(Source data):
# # # #

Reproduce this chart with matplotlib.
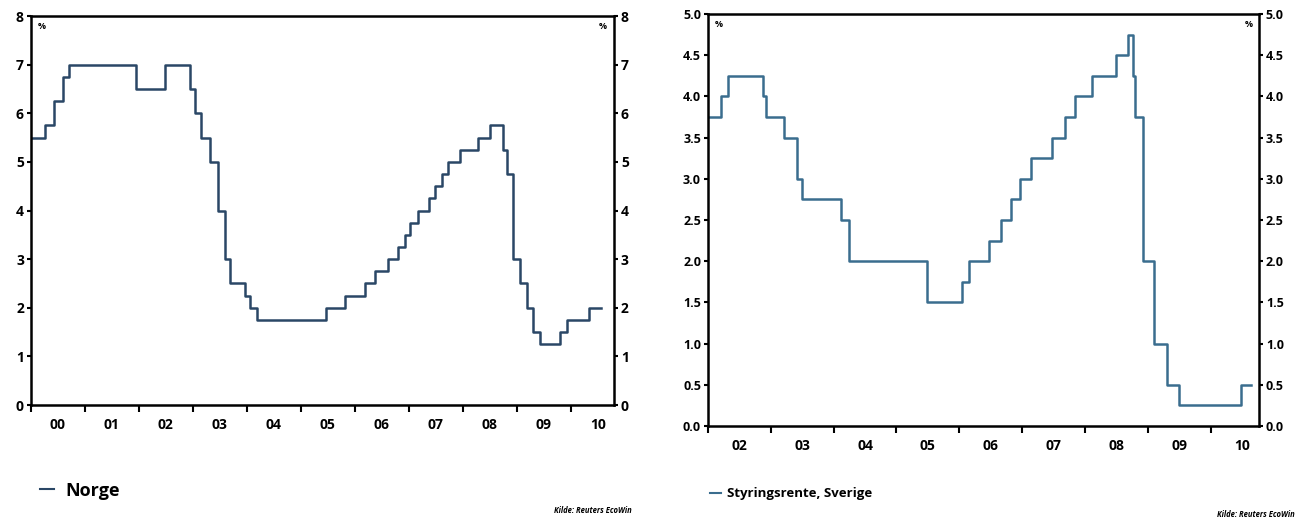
import matplotlib
matplotlib.use("Agg")
import matplotlib.pyplot as plt
from matplotlib.lines import Line2D
import numpy as np

plt.rcParams['font.family'] = ['Open Sans', 'DejaVu Sans']
plt.rcParams['font.weight'] = 'bold'

# Norway: policy rate, step starts (decimal year) and level
norge_start = [2000.00, 2000.26, 2000.43, 2000.59, 2000.70, 2001.94, 2002.48,
               2002.94, 2003.04, 2003.15, 2003.31, 2003.46, 2003.59, 2003.69,
               2003.96, 2004.06, 2004.19, 2005.46, 2005.81, 2006.19, 2006.37,
               2006.61, 2006.80, 2006.93, 2007.02, 2007.17, 2007.37, 2007.48,
               2007.61, 2007.72, 2007.94, 2008.28, 2008.50, 2008.74, 2008.81,
               2008.93, 2009.06, 2009.19, 2009.30, 2009.43, 2009.80, 2009.93,
               2010.33]
norge_rate = [5.5, 5.75, 6.25, 6.75, 7.0, 6.5, 7.0, 6.5, 6.0, 5.5, 5.0, 4.0,
              3.0, 2.5, 2.25, 2.0, 1.75, 2.0, 2.25, 2.5, 2.75, 3.0, 3.25, 3.5,
              3.75, 4.0, 4.25, 4.5, 4.75, 5.0, 5.25, 5.5, 5.75, 5.25, 4.75,
              3.0, 2.5, 2.0, 1.5, 1.25, 1.5, 1.75, 2.0]
norge_end = 2010.56

# Sweden: repo rate
sverige_start = [2002.00, 2002.21, 2002.32, 2002.88, 2002.93, 2003.21, 2003.42,
                 2003.50, 2004.11, 2004.25, 2005.48, 2006.05, 2006.15, 2006.47,
                 2006.67, 2006.83, 2006.96, 2007.14, 2007.47, 2007.69, 2007.85,
                 2008.12, 2008.49, 2008.68, 2008.76, 2008.79, 2008.92, 2009.10,
                 2009.30, 2009.50, 2010.48]
sverige_rate = [3.75, 4.0, 4.25, 4.0, 3.75, 3.5, 3.0, 2.75, 2.5, 2.0, 1.5,
                1.75, 2.0, 2.25, 2.5, 2.75, 3.0, 3.25, 3.5, 3.75, 4.0, 4.25,
                4.5, 4.75, 4.25, 3.75, 2.0, 1.0, 0.5, 0.25, 0.5]
sverige_end = 2010.64

norge_years = list(range(2000, 2011))
sverige_years = list(range(2002, 2011))

col_no = '#2a4766'
col_se = '#3a6d8e'

fig = plt.figure(figsize=(13, 5.21), dpi=100)
ax1 = fig.add_axes([0.0238, 0.2226, 0.4485, 0.7466])
ax2 = fig.add_axes([0.5446, 0.1823, 0.4238, 0.7908])


def style(ax, years, xmin, xmax, ymax, ystep, fmt, ysize):
    ax.set_xlim(xmin, xmax)
    ax.set_ylim(0, ymax)
    for s in ax.spines.values():
        s.set_linewidth(1.8)
    ax.set_xticks(years)
    ax.set_xticklabels([])
    ax.set_xticks([y + 0.5 for y in years], minor=True)
    ax.set_xticklabels(['%02d' % (y % 100) for y in years], minor=True)
    ax.tick_params(axis='x', which='major', length=5, width=1.5, direction='out')
    ax.tick_params(axis='x', which='minor', length=0, labelsize=10, pad=9)
    yt = np.arange(0, ymax + 0.001, ystep)
    ax.set_yticks(yt)
    ax.set_yticklabels([fmt % v for v in yt])
    ax.tick_params(axis='y', length=3, width=1.5, labelsize=ysize,
                   left=True, right=True, labelleft=True, labelright=True, pad=2)
    ax.text(0.012, 0.985, '%', transform=ax.transAxes, fontsize=6.5,
            va='top', ha='left')
    ax.text(0.988, 0.985, '%', transform=ax.transAxes, fontsize=6.5,
            va='top', ha='right')


ax1.step(norge_start + [norge_end], norge_rate + [norge_rate[-1]],
         where='post', color=col_no, lw=1.8)
style(ax1, norge_years, 2000.0, 2010.8, 8, 1, '%d', 10)

ax2.step(sverige_start + [sverige_end], sverige_rate + [sverige_rate[-1]],
         where='post', color=col_se, lw=1.8)
style(ax2, sverige_years, 2002.0, 2010.77, 5.0, 0.5, '%.1f', 9)

fig.legend([Line2D([], [], color=col_no, lw=1.5)], ['Norge'],
           loc='center left', bbox_to_anchor=(0.018, 0.058), frameon=False,
           fontsize=13, handlelength=0.8, handletextpad=0.6)
fig.legend([Line2D([], [], color=col_se, lw=1.5)], ['Styringsrente, Sverige'],
           loc='center left', bbox_to_anchor=(0.537, 0.052), frameon=False,
           fontsize=9.5, handlelength=0.8, handletextpad=0.5)

fig.text(0.486, 0.02, 'Kilde: Reuters EcoWin', fontsize=5.5, style='italic',
         ha='right', va='center')
fig.text(0.996, 0.013, 'Kilde: Reuters EcoWin', fontsize=5.5, style='italic',
         ha='right', va='center')

fig.savefig('out.png', dpi=100)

# # # #

(Problem to work on):
Copy each line exactly, and leave the pictures out of your copy.

(Completed task):
Reproduce this chart with matplotlib.
import matplotlib
matplotlib.use("Agg")
import matplotlib.pyplot as plt
from matplotlib.lines import Line2D
import numpy as np

plt.rcParams['font.family'] = ['Open Sans', 'DejaVu Sans']
plt.rcParams['font.weight'] = 'bold'

# Norway: policy rate, step starts (decimal year) and level
norge_start = [2000.00, 2000.26, 2000.43, 2000.59, 2000.70, 2001.94, 2002.48,
               2002.94, 2003.04, 2003.15, 2003.31, 2003.46, 2003.59, 2003.69,
               2003.96, 2004.06, 2004.19, 2005.46, 2005.81, 2006.19, 2006.37,
               2006.61, 2006.80, 2006.93, 2007.02, 2007.17, 2007.37, 2007.48,
               2007.61, 2007.72, 2007.94, 2008.28, 2008.50, 2008.74, 2008.81,
               2008.93, 2009.06, 2009.19, 2009.30, 2009.43, 2009.80, 2009.93,
               2010.33]
norge_rate = [5.5, 5.75, 6.25, 6.75, 7.0, 6.5, 7.0, 6.5, 6.0, 5.5, 5.0, 4.0,
              3.0, 2.5, 2.25, 2.0, 1.75, 2.0, 2.25, 2.5, 2.75, 3.0, 3.25, 3.5,
              3.75, 4.0, 4.25, 4.5, 4.75, 5.0, 5.25, 5.5, 5.75, 5.25, 4.75,
              3.0, 2.5, 2.0, 1.5, 1.25, 1.5, 1.75, 2.0]
norge_end = 2010.56

# Sweden: repo rate
sverige_start = [2002.00, 2002.21, 2002.32, 2002.88, 2002.93, 2003.21, 2003.42,
                 2003.50, 2004.11, 2004.25, 2005.48, 2006.05, 2006.15, 2006.47,
                 2006.67, 2006.83, 2006.96, 2007.14, 2007.47, 2007.69, 2007.85,
                 2008.12, 2008.49, 2008.68, 2008.76, 2008.79, 2008.92, 2009.10,
                 2009.30, 2009.50, 2010.48]
sverige_rate = [3.75, 4.0, 4.25, 4.0, 3.75, 3.5, 3.0, 2.75, 2.5, 2.0, 1.5,
                1.75, 2.0, 2.25, 2.5, 2.75, 3.0, 3.25, 3.5, 3.75, 4.0, 4.25,
                4.5, 4.75, 4.25, 3.75, 2.0, 1.0, 0.5, 0.25, 0.5]
sverige_end = 2010.64

norge_years = list(range(2000, 2011))
sverige_years = list(range(2002, 2011))

col_no = '#2a4766'
col_se = '#3a6d8e'

fig = plt.figure(figsize=(13, 5.21), dpi=100)
ax1 = fig.add_axes([0.0238, 0.2226, 0.4485, 0.7466])
ax2 = fig.add_axes([0.5446, 0.1823, 0.4238, 0.7908])


def style(ax, years, xmin, xmax, ymax, ystep, fmt, ysize):
    ax.set_xlim(xmin, xmax)
    ax.set_ylim(0, ymax)
    for s in ax.spines.values():
        s.set_linewidth(1.8)
    ax.set_xticks(years)
    ax.set_xticklabels([])
    ax.set_xticks([y + 0.5 for y in years], minor=True)
    ax.set_xticklabels(['%02d' % (y % 100) for y in years], minor=True)
    ax.tick_params(axis='x', which='major', length=5, width=1.5, direction='out')
    ax.tick_params(axis='x', which='minor', length=0, labelsize=10, pad=9)
    yt = np.arange(0, ymax + 0.001, ystep)
    ax.set_yticks(yt)
    ax.set_yticklabels([fmt % v for v in yt])
    ax.tick_params(axis='y', length=3, width=1.5, labelsize=ysize,
                   left=True, right=True, labelleft=True, labelright=True, pad=2)
    ax.text(0.012, 0.985, '%', transform=ax.transAxes, fontsize=6.5,
            va='top', ha='left')
    ax.text(0.988, 0.985, '%', transform=ax.transAxes, fontsize=6.5,
            va='top', ha='right')


ax1.step(norge_start + [norge_end], norge_rate + [norge_rate[-1]],
         where='post', color=col_no, lw=1.8)
style(ax1, norge_years, 2000.0, 2010.8, 8, 1, '%d', 10)

ax2.step(sverige_start + [sverige_end], sverige_rate + [sverige_rate[-1]],
         where='post', color=col_se, lw=1.8)
style(ax2, sverige_years, 2002.0, 2010.77, 5.0, 0.5, '%.1f', 9)

fig.legend([Line2D([], [], color=col_no, lw=1.5)], ['Norge'],
           loc='center left', bbox_to_anchor=(0.018, 0.058), frameon=False,
           fontsize=13, handlelength=0.8, handletextpad=0.6)
fig.legend([Line2D([], [], color=col_se, lw=1.5)], ['Styringsrente, Sverige'],
           loc='center left', bbox_to_anchor=(0.537, 0.052), frameon=False,
           fontsize=9.5, handlelength=0.8, handletextpad=0.5)

fig.text(0.486, 0.02, 'Kilde: Reuters EcoWin', fontsize=5.5, style='italic',
         ha='right', va='center')
fig.text(0.996, 0.013, 'Kilde: Reuters EcoWin', fontsize=5.5, style='italic',
         ha='right', va='center')

fig.savefig('out.png', dpi=100)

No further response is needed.